Set task - Leave out the pictures; transcribe all else exactly.

Dataset excerpt -
══════════
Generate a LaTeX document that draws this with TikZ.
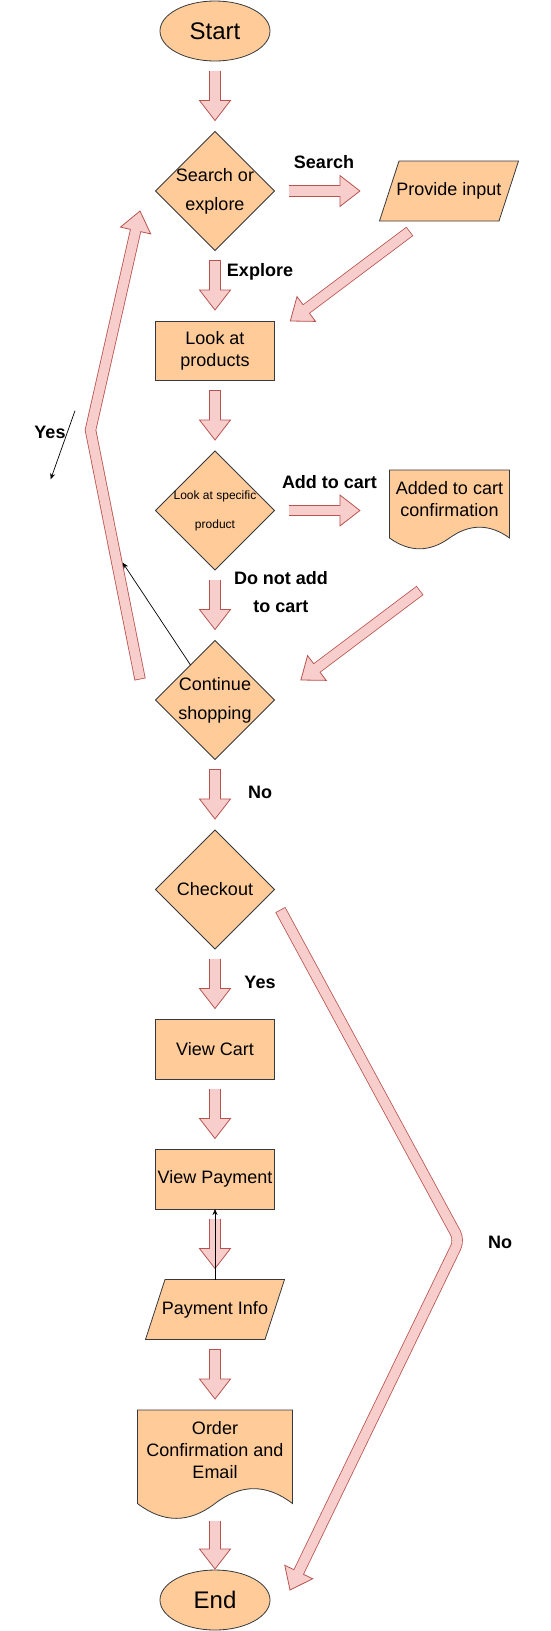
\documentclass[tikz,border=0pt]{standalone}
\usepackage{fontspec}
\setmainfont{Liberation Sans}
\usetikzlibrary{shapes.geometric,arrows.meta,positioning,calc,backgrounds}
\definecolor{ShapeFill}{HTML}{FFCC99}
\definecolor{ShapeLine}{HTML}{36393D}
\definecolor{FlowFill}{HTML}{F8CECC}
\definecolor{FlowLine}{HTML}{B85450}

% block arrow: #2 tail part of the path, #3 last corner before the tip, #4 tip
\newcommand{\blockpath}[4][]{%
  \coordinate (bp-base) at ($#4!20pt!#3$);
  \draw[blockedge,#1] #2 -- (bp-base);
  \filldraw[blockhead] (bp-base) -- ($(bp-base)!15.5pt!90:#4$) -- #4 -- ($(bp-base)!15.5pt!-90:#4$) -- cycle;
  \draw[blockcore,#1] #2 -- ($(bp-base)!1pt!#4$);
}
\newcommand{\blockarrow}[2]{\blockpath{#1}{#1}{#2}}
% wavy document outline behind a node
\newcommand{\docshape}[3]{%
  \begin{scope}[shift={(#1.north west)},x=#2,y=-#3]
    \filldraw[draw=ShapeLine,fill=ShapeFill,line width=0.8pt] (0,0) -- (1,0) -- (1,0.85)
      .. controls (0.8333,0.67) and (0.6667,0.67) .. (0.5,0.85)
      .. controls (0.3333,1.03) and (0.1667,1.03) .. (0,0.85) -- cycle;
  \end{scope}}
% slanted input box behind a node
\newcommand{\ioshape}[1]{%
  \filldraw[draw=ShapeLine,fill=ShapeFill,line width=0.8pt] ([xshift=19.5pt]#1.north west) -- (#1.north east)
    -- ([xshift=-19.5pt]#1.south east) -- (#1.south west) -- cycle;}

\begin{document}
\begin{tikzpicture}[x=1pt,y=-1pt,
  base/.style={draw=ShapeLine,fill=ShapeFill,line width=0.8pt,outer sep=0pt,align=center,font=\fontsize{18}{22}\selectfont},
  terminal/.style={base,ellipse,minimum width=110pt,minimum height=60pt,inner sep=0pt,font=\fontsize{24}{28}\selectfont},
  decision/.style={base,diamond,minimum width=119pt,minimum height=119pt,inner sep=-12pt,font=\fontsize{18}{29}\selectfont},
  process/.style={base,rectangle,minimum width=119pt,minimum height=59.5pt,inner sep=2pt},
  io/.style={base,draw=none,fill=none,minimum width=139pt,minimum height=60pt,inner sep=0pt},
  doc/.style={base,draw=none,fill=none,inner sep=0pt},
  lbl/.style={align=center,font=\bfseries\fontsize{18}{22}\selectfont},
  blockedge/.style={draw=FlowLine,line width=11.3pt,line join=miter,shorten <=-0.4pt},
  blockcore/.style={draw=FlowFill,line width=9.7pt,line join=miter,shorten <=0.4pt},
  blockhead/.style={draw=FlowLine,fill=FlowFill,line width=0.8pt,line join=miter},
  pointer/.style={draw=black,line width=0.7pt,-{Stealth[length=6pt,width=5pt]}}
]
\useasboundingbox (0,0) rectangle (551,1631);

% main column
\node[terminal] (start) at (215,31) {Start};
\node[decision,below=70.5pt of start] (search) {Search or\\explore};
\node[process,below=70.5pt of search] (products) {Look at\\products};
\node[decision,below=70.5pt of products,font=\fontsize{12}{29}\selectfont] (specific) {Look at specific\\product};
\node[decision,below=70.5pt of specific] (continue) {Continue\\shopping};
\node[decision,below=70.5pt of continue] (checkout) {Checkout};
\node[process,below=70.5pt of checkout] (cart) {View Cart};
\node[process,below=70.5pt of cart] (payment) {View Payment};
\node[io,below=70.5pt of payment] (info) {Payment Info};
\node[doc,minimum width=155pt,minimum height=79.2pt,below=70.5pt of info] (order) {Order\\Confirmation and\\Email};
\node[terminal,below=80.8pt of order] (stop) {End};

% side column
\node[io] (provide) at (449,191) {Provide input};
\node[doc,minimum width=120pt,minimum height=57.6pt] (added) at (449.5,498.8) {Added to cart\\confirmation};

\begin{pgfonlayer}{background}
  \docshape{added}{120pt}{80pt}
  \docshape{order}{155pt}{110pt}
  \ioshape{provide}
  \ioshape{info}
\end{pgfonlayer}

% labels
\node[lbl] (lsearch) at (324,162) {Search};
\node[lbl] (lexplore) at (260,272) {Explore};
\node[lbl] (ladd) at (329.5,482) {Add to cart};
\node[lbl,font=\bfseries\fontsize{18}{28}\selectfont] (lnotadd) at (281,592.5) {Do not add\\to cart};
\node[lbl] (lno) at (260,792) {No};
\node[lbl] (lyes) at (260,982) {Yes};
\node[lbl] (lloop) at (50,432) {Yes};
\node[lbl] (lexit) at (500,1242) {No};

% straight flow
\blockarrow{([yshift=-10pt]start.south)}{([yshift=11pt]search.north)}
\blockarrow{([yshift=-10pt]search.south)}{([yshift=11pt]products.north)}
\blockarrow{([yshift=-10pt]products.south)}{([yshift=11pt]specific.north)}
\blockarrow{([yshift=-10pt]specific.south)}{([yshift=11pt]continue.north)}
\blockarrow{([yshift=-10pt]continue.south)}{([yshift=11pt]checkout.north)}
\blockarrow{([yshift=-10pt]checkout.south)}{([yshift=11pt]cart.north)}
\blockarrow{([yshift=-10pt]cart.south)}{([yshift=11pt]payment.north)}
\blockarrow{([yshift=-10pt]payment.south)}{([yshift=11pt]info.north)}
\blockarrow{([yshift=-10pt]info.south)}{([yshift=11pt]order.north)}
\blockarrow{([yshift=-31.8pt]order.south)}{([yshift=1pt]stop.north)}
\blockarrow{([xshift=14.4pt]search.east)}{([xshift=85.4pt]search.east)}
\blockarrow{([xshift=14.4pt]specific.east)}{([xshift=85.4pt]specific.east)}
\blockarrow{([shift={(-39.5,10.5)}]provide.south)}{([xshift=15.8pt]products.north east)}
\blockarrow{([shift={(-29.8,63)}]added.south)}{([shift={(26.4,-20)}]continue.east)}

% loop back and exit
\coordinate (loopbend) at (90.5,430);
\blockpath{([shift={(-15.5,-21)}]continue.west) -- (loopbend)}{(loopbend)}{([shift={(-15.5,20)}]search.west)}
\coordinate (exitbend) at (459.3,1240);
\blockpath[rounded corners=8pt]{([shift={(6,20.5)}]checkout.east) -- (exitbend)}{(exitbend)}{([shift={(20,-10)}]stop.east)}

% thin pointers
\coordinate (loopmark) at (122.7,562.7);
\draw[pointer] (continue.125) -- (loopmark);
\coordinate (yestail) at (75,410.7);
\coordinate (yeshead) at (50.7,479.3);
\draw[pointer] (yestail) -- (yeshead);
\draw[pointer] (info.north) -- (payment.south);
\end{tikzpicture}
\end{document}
══════════
Answer to this problem -
Generate a LaTeX document that draws this with TikZ.
\documentclass[tikz,border=0pt]{standalone}
\usepackage{fontspec}
\setmainfont{Liberation Sans}
\usetikzlibrary{shapes.geometric,arrows.meta,positioning,calc,backgrounds}
\definecolor{ShapeFill}{HTML}{FFCC99}
\definecolor{ShapeLine}{HTML}{36393D}
\definecolor{FlowFill}{HTML}{F8CECC}
\definecolor{FlowLine}{HTML}{B85450}

% block arrow: #2 tail part of the path, #3 last corner before the tip, #4 tip
\newcommand{\blockpath}[4][]{%
  \coordinate (bp-base) at ($#4!20pt!#3$);
  \draw[blockedge,#1] #2 -- (bp-base);
  \filldraw[blockhead] (bp-base) -- ($(bp-base)!15.5pt!90:#4$) -- #4 -- ($(bp-base)!15.5pt!-90:#4$) -- cycle;
  \draw[blockcore,#1] #2 -- ($(bp-base)!1pt!#4$);
}
\newcommand{\blockarrow}[2]{\blockpath{#1}{#1}{#2}}
% wavy document outline behind a node
\newcommand{\docshape}[3]{%
  \begin{scope}[shift={(#1.north west)},x=#2,y=-#3]
    \filldraw[draw=ShapeLine,fill=ShapeFill,line width=0.8pt] (0,0) -- (1,0) -- (1,0.85)
      .. controls (0.8333,0.67) and (0.6667,0.67) .. (0.5,0.85)
      .. controls (0.3333,1.03) and (0.1667,1.03) .. (0,0.85) -- cycle;
  \end{scope}}
% slanted input box behind a node
\newcommand{\ioshape}[1]{%
  \filldraw[draw=ShapeLine,fill=ShapeFill,line width=0.8pt] ([xshift=19.5pt]#1.north west) -- (#1.north east)
    -- ([xshift=-19.5pt]#1.south east) -- (#1.south west) -- cycle;}

\begin{document}
\begin{tikzpicture}[x=1pt,y=-1pt,
  base/.style={draw=ShapeLine,fill=ShapeFill,line width=0.8pt,outer sep=0pt,align=center,font=\fontsize{18}{22}\selectfont},
  terminal/.style={base,ellipse,minimum width=110pt,minimum height=60pt,inner sep=0pt,font=\fontsize{24}{28}\selectfont},
  decision/.style={base,diamond,minimum width=119pt,minimum height=119pt,inner sep=-12pt,font=\fontsize{18}{29}\selectfont},
  process/.style={base,rectangle,minimum width=119pt,minimum height=59.5pt,inner sep=2pt},
  io/.style={base,draw=none,fill=none,minimum width=139pt,minimum height=60pt,inner sep=0pt},
  doc/.style={base,draw=none,fill=none,inner sep=0pt},
  lbl/.style={align=center,font=\bfseries\fontsize{18}{22}\selectfont},
  blockedge/.style={draw=FlowLine,line width=11.3pt,line join=miter,shorten <=-0.4pt},
  blockcore/.style={draw=FlowFill,line width=9.7pt,line join=miter,shorten <=0.4pt},
  blockhead/.style={draw=FlowLine,fill=FlowFill,line width=0.8pt,line join=miter},
  pointer/.style={draw=black,line width=0.7pt,-{Stealth[length=6pt,width=5pt]}}
]
\useasboundingbox (0,0) rectangle (551,1631);

% main column
\node[terminal] (start) at (215,31) {Start};
\node[decision,below=70.5pt of start] (search) {Search or\\explore};
\node[process,below=70.5pt of search] (products) {Look at\\products};
\node[decision,below=70.5pt of products,font=\fontsize{12}{29}\selectfont] (specific) {Look at specific\\product};
\node[decision,below=70.5pt of specific] (continue) {Continue\\shopping};
\node[decision,below=70.5pt of continue] (checkout) {Checkout};
\node[process,below=70.5pt of checkout] (cart) {View Cart};
\node[process,below=70.5pt of cart] (payment) {View Payment};
\node[io,below=70.5pt of payment] (info) {Payment Info};
\node[doc,minimum width=155pt,minimum height=79.2pt,below=70.5pt of info] (order) {Order\\Confirmation and\\Email};
\node[terminal,below=80.8pt of order] (stop) {End};

% side column
\node[io] (provide) at (449,191) {Provide input};
\node[doc,minimum width=120pt,minimum height=57.6pt] (added) at (449.5,498.8) {Added to cart\\confirmation};

\begin{pgfonlayer}{background}
  \docshape{added}{120pt}{80pt}
  \docshape{order}{155pt}{110pt}
  \ioshape{provide}
  \ioshape{info}
\end{pgfonlayer}

% labels
\node[lbl] (lsearch) at (324,162) {Search};
\node[lbl] (lexplore) at (260,272) {Explore};
\node[lbl] (ladd) at (329.5,482) {Add to cart};
\node[lbl,font=\bfseries\fontsize{18}{28}\selectfont] (lnotadd) at (281,592.5) {Do not add\\to cart};
\node[lbl] (lno) at (260,792) {No};
\node[lbl] (lyes) at (260,982) {Yes};
\node[lbl] (lloop) at (50,432) {Yes};
\node[lbl] (lexit) at (500,1242) {No};

% straight flow
\blockarrow{([yshift=-10pt]start.south)}{([yshift=11pt]search.north)}
\blockarrow{([yshift=-10pt]search.south)}{([yshift=11pt]products.north)}
\blockarrow{([yshift=-10pt]products.south)}{([yshift=11pt]specific.north)}
\blockarrow{([yshift=-10pt]specific.south)}{([yshift=11pt]continue.north)}
\blockarrow{([yshift=-10pt]continue.south)}{([yshift=11pt]checkout.north)}
\blockarrow{([yshift=-10pt]checkout.south)}{([yshift=11pt]cart.north)}
\blockarrow{([yshift=-10pt]cart.south)}{([yshift=11pt]payment.north)}
\blockarrow{([yshift=-10pt]payment.south)}{([yshift=11pt]info.north)}
\blockarrow{([yshift=-10pt]info.south)}{([yshift=11pt]order.north)}
\blockarrow{([yshift=-31.8pt]order.south)}{([yshift=1pt]stop.north)}
\blockarrow{([xshift=14.4pt]search.east)}{([xshift=85.4pt]search.east)}
\blockarrow{([xshift=14.4pt]specific.east)}{([xshift=85.4pt]specific.east)}
\blockarrow{([shift={(-39.5,10.5)}]provide.south)}{([xshift=15.8pt]products.north east)}
\blockarrow{([shift={(-29.8,63)}]added.south)}{([shift={(26.4,-20)}]continue.east)}

% loop back and exit
\coordinate (loopbend) at (90.5,430);
\blockpath{([shift={(-15.5,-21)}]continue.west) -- (loopbend)}{(loopbend)}{([shift={(-15.5,20)}]search.west)}
\coordinate (exitbend) at (459.3,1240);
\blockpath[rounded corners=8pt]{([shift={(6,20.5)}]checkout.east) -- (exitbend)}{(exitbend)}{([shift={(20,-10)}]stop.east)}

% thin pointers
\coordinate (loopmark) at (122.7,562.7);
\draw[pointer] (continue.125) -- (loopmark);
\coordinate (yestail) at (75,410.7);
\coordinate (yeshead) at (50.7,479.3);
\draw[pointer] (yestail) -- (yeshead);
\draw[pointer] (info.north) -- (payment.south);
\end{tikzpicture}
\end{document}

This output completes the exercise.